Es war vorgestern. Aber wie lange das Schild schon orange leuchtet, konnte auch A. nicht sagen. Vor drei Wochen war das Schild, das irgendeiner da einmal in der Euphorie des Gründens in die Gasse gehängt hatte, jedenfalls noch weiß gewesen. So wie immer. Nur die Aufschriften hatten gewechselt. Fast im Monatsrhythmus.

„Jetzt also orange“, hatte A. gesagt. „Ob das was bringt?“ In der Früh sahen wir dann, dass auf dem orange leuchtenden Wirtshausschild auch „Orange“ stand. „Orange Café“. Klingt immerhin eine Spur weniger holprig als „Das Kamin“. Aber länger als „Das Kamin“ wird es „Orange Café“ auch nicht machen. Obwohl „Das Kamin“ es mit einem Trick versucht hat: Die Betreiber hatten einen Zettel mit „wir machen Urlaub“ in die Tür gepickt – wann der endete und der Konkurs begonnen hat, konnte so keiner sagen.

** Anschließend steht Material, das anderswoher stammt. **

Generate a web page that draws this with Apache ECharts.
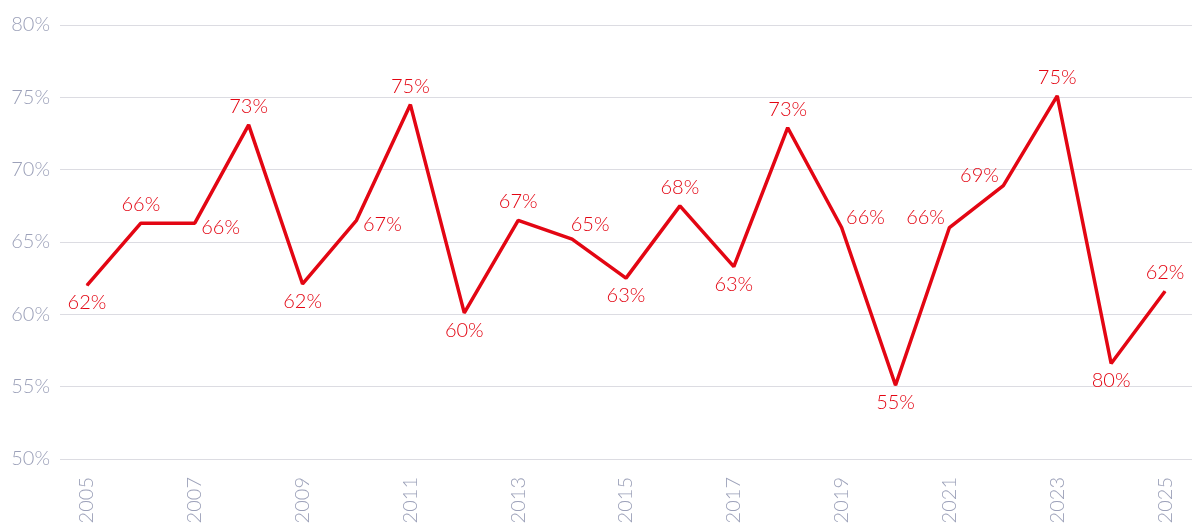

Das kleine Lokal steht eigentlich immer leer. Auch, wenn es in Betrieb ist: Vor „Das Kamin“ hatte es – unter anderen, die Liste ist unvollständig – „Böhm & Sum“, „Ali Baba“ und „Luna“ geheißen (siehe ddie dazugehörige Stadtgeschichte aus dem August 2003). Dazwischen auch die Namen der Betreiber geführt. Ich habe sie mir nicht gemerkt. Knapp bevor „Das Kamin“ zu „Orange Café“ geworden ist, hat das Lokal dann gar keinen Namen gehabt. Dafür winkten ein paar sehr hochhackig lackbestiefelte und umso kürzer berockte Damen mit zuviel Volumenspray in den Wasserstofflocken vorbeigehenden (Männern) durch die offene Tür zu.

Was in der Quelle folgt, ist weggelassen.